[Code that draws figures]
____

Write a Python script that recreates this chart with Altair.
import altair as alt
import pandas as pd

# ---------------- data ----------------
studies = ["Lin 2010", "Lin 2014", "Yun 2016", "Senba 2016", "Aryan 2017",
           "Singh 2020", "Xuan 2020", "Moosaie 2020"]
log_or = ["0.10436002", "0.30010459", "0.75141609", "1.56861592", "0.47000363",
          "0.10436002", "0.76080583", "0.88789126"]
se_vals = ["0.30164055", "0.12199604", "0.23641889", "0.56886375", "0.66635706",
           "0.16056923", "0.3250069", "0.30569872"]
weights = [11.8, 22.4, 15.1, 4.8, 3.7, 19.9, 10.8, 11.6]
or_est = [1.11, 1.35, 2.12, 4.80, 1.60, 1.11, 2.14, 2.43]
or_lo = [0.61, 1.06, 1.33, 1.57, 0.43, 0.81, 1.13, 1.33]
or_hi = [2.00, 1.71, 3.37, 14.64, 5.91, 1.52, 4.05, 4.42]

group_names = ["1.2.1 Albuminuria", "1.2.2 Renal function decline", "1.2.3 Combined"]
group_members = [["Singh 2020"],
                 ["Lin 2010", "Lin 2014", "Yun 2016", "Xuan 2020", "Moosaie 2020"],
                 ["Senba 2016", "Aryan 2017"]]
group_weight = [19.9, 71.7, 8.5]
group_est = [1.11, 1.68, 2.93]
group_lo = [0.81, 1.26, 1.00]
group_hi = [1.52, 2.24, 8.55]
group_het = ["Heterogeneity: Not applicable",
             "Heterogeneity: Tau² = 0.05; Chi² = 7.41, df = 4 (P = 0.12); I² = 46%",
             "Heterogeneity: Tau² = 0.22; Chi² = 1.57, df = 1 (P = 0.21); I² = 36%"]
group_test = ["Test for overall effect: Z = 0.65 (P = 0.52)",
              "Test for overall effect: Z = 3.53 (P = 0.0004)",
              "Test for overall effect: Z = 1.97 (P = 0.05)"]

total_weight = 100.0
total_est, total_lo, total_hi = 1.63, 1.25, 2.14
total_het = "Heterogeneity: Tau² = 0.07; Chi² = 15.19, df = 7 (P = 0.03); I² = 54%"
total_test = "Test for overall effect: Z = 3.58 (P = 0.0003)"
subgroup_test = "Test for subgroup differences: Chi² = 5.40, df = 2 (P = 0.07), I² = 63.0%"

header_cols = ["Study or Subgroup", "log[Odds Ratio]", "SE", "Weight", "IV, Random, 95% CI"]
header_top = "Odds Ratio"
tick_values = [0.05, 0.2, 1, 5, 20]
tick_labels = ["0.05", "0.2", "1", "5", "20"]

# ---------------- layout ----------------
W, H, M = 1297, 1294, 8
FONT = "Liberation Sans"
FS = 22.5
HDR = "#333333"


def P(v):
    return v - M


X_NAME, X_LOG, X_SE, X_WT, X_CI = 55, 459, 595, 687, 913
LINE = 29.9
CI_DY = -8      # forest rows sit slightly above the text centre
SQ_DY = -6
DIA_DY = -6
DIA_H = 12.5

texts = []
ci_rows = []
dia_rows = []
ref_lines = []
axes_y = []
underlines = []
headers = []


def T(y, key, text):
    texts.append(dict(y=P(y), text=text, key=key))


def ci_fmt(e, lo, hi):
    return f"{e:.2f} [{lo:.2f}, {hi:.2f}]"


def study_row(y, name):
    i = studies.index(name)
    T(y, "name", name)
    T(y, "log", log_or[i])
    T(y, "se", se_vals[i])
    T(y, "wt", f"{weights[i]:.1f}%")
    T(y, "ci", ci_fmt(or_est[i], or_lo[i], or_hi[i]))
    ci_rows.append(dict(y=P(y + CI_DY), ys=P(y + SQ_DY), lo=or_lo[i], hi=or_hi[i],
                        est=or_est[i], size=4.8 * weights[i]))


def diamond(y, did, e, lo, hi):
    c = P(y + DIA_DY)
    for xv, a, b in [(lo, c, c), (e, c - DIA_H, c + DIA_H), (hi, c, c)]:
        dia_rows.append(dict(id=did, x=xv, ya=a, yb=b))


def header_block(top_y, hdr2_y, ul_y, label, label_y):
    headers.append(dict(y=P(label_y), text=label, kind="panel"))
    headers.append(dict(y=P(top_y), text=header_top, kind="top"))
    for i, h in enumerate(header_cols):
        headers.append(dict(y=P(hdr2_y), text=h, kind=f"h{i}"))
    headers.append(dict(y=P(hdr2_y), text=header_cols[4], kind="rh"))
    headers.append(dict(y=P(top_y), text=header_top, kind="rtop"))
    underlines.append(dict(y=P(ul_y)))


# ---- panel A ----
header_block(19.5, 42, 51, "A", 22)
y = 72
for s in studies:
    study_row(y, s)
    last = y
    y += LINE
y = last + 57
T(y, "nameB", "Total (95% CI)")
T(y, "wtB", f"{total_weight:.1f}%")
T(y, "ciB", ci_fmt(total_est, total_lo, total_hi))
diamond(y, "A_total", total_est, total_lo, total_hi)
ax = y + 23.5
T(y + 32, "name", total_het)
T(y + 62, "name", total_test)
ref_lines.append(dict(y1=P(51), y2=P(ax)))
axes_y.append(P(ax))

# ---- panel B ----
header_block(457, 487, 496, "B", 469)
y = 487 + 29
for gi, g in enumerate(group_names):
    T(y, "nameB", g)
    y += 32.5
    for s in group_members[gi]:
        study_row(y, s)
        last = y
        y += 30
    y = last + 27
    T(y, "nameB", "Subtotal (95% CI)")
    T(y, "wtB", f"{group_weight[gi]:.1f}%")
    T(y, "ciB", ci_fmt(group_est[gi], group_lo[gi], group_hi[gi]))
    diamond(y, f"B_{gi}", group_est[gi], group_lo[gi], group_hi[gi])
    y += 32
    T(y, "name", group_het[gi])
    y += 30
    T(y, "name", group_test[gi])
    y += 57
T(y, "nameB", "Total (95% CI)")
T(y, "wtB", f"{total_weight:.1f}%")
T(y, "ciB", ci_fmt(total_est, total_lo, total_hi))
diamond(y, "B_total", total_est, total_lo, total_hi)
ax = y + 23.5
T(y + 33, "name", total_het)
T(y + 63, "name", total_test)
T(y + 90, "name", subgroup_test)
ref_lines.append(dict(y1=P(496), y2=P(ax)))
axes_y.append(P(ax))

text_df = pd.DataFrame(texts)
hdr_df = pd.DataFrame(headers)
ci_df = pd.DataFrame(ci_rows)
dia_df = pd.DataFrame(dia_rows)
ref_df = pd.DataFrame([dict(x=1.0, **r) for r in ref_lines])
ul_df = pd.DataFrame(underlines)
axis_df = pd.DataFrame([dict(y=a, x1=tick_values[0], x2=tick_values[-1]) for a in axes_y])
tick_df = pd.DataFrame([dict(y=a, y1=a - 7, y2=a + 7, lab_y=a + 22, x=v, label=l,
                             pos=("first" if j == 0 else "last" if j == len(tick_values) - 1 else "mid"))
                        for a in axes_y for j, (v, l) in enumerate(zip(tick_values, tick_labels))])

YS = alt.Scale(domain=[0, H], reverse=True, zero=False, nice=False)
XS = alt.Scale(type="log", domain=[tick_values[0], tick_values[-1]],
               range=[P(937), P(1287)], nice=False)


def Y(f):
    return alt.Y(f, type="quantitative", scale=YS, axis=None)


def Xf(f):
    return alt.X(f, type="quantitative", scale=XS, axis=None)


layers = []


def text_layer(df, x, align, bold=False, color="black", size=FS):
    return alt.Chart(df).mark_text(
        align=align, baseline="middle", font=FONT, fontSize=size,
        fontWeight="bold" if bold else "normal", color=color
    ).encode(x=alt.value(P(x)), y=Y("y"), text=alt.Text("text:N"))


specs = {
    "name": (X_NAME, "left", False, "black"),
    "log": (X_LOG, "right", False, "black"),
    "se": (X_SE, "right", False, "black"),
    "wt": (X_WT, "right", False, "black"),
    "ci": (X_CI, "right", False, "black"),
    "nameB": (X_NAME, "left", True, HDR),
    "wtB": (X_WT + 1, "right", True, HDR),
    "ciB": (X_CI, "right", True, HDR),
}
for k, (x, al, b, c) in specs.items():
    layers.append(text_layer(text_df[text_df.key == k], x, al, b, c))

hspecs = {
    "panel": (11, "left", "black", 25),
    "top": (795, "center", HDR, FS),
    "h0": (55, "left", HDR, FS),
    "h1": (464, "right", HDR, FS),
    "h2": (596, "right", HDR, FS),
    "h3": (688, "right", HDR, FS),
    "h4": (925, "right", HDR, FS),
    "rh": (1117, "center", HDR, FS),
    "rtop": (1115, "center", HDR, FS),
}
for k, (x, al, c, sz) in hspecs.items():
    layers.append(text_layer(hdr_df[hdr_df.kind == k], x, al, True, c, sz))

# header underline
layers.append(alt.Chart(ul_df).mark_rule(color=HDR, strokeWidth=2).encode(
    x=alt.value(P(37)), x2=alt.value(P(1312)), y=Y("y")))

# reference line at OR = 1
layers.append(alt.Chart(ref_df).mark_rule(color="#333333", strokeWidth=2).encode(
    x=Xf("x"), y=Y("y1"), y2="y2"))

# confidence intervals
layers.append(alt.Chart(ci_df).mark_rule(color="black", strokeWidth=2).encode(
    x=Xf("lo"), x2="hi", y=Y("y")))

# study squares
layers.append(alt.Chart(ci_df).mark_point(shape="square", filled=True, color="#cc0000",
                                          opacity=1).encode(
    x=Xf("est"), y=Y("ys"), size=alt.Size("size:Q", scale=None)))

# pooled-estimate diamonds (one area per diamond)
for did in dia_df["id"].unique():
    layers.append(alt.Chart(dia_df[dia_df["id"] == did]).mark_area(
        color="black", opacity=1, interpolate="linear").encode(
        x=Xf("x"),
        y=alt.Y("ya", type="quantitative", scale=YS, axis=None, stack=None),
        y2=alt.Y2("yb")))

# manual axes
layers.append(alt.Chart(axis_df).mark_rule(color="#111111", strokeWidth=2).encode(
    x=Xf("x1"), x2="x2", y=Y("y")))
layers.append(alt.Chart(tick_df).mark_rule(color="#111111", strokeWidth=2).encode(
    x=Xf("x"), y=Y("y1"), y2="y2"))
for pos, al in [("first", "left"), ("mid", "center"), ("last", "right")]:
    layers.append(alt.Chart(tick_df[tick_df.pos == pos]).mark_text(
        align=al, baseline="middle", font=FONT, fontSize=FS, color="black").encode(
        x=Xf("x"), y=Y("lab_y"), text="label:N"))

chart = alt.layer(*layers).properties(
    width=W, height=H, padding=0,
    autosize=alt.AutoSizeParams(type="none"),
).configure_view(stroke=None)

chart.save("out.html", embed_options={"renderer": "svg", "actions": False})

____

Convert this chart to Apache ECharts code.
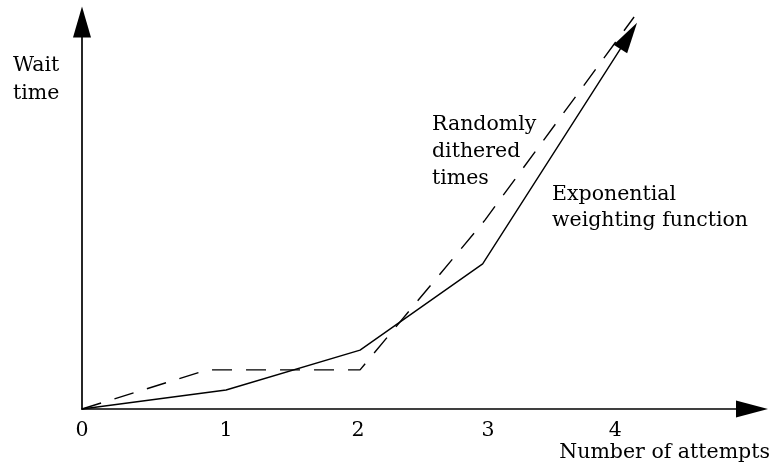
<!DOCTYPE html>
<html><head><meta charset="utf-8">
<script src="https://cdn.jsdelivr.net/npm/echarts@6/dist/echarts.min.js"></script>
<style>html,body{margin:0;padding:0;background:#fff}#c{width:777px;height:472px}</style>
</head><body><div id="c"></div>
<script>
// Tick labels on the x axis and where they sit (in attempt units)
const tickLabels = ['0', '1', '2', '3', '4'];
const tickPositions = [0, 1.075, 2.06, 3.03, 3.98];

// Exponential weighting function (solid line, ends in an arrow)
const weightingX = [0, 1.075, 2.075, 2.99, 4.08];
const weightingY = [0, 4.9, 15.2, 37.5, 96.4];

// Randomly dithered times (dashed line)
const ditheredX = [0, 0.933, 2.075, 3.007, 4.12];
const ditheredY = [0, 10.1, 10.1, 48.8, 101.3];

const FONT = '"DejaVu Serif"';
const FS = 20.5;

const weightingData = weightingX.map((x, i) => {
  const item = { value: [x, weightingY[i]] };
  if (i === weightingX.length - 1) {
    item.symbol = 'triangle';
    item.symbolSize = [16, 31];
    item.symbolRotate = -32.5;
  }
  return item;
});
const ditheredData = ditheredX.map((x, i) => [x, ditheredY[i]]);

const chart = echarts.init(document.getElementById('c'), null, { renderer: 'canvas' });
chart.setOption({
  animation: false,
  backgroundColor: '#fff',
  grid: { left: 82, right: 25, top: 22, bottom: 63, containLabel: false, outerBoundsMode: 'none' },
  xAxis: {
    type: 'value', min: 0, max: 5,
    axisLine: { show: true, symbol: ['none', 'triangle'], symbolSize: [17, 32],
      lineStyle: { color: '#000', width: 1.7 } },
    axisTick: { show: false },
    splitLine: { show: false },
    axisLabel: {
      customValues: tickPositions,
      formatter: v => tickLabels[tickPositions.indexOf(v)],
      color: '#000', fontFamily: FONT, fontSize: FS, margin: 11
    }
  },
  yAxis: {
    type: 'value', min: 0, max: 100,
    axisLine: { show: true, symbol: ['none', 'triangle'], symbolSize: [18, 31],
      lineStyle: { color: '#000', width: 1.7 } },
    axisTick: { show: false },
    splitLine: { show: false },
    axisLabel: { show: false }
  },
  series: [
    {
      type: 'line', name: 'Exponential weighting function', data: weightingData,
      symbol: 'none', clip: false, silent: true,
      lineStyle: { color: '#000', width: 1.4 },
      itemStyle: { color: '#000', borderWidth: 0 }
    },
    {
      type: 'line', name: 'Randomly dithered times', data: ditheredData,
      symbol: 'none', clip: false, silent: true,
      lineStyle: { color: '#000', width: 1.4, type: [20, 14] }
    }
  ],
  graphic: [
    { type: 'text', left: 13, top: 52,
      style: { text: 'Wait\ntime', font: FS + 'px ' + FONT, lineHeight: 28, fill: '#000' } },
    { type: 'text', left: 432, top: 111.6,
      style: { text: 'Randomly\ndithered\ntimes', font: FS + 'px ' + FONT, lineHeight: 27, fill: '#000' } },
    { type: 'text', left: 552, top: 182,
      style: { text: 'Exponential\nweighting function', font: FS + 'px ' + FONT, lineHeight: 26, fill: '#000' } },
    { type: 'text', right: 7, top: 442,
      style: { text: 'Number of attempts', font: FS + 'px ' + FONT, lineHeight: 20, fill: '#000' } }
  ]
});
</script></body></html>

____

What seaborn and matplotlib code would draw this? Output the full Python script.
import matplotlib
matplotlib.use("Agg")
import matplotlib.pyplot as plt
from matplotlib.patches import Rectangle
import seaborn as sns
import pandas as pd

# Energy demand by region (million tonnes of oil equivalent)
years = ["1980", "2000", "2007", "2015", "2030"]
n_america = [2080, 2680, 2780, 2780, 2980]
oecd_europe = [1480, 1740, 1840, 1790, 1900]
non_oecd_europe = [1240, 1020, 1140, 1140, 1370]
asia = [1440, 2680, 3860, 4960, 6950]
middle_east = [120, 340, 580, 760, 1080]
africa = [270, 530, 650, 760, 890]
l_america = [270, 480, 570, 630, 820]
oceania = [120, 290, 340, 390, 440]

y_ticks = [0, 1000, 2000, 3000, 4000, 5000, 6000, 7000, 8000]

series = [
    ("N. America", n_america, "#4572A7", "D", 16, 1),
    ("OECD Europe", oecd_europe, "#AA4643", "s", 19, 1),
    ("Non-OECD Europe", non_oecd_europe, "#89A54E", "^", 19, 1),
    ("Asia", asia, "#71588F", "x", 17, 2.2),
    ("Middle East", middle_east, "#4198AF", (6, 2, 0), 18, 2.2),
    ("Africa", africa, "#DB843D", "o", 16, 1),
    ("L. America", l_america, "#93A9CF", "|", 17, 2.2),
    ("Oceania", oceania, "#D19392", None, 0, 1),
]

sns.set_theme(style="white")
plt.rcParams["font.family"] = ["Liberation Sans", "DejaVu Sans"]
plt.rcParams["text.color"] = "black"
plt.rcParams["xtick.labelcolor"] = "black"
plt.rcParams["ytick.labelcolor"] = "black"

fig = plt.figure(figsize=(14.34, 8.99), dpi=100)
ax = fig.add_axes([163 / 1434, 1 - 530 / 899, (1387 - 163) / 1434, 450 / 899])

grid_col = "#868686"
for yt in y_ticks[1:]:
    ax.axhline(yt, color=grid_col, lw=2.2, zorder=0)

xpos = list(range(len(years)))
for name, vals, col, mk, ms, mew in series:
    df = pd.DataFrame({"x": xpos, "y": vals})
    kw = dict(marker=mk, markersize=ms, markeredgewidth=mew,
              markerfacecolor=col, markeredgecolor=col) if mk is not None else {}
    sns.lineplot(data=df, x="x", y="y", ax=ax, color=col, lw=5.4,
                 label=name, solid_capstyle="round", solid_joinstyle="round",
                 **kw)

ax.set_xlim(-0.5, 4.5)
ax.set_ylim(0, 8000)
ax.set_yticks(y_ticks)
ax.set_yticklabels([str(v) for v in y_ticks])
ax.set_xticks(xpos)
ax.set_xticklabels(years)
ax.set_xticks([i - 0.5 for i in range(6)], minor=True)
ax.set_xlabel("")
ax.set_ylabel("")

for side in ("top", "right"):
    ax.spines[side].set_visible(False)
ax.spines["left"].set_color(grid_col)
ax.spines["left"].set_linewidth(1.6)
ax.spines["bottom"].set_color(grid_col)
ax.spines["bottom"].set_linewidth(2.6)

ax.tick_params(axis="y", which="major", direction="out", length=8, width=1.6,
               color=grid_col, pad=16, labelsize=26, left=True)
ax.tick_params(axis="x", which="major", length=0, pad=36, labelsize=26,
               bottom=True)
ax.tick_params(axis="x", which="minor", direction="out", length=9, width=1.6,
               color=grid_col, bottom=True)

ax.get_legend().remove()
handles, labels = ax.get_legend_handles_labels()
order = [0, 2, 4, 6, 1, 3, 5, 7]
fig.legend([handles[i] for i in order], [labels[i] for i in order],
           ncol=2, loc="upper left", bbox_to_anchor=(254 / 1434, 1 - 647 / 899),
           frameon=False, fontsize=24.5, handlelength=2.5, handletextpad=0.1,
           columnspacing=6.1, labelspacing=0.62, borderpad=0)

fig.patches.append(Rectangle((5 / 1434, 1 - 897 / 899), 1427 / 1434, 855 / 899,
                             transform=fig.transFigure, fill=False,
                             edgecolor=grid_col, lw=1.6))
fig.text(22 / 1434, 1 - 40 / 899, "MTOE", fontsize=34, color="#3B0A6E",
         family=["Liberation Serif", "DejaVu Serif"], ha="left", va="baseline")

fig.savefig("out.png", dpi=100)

____

What the task requires: Everything from the line containing "Write a Python" down to the line containing "or_hi = [2.00, 1.71, 3.37, 14.64, 5.91, 1.52, 4.05, 4.42]" should be repeated exactly, with both end lines kept and no other lines added.

Solution for this problem:
Write a Python script that recreates this chart with Altair.
import altair as alt
import pandas as pd

# ---------------- data ----------------
studies = ["Lin 2010", "Lin 2014", "Yun 2016", "Senba 2016", "Aryan 2017",
           "Singh 2020", "Xuan 2020", "Moosaie 2020"]
log_or = ["0.10436002", "0.30010459", "0.75141609", "1.56861592", "0.47000363",
          "0.10436002", "0.76080583", "0.88789126"]
se_vals = ["0.30164055", "0.12199604", "0.23641889", "0.56886375", "0.66635706",
           "0.16056923", "0.3250069", "0.30569872"]
weights = [11.8, 22.4, 15.1, 4.8, 3.7, 19.9, 10.8, 11.6]
or_est = [1.11, 1.35, 2.12, 4.80, 1.60, 1.11, 2.14, 2.43]
or_lo = [0.61, 1.06, 1.33, 1.57, 0.43, 0.81, 1.13, 1.33]
or_hi = [2.00, 1.71, 3.37, 14.64, 5.91, 1.52, 4.05, 4.42]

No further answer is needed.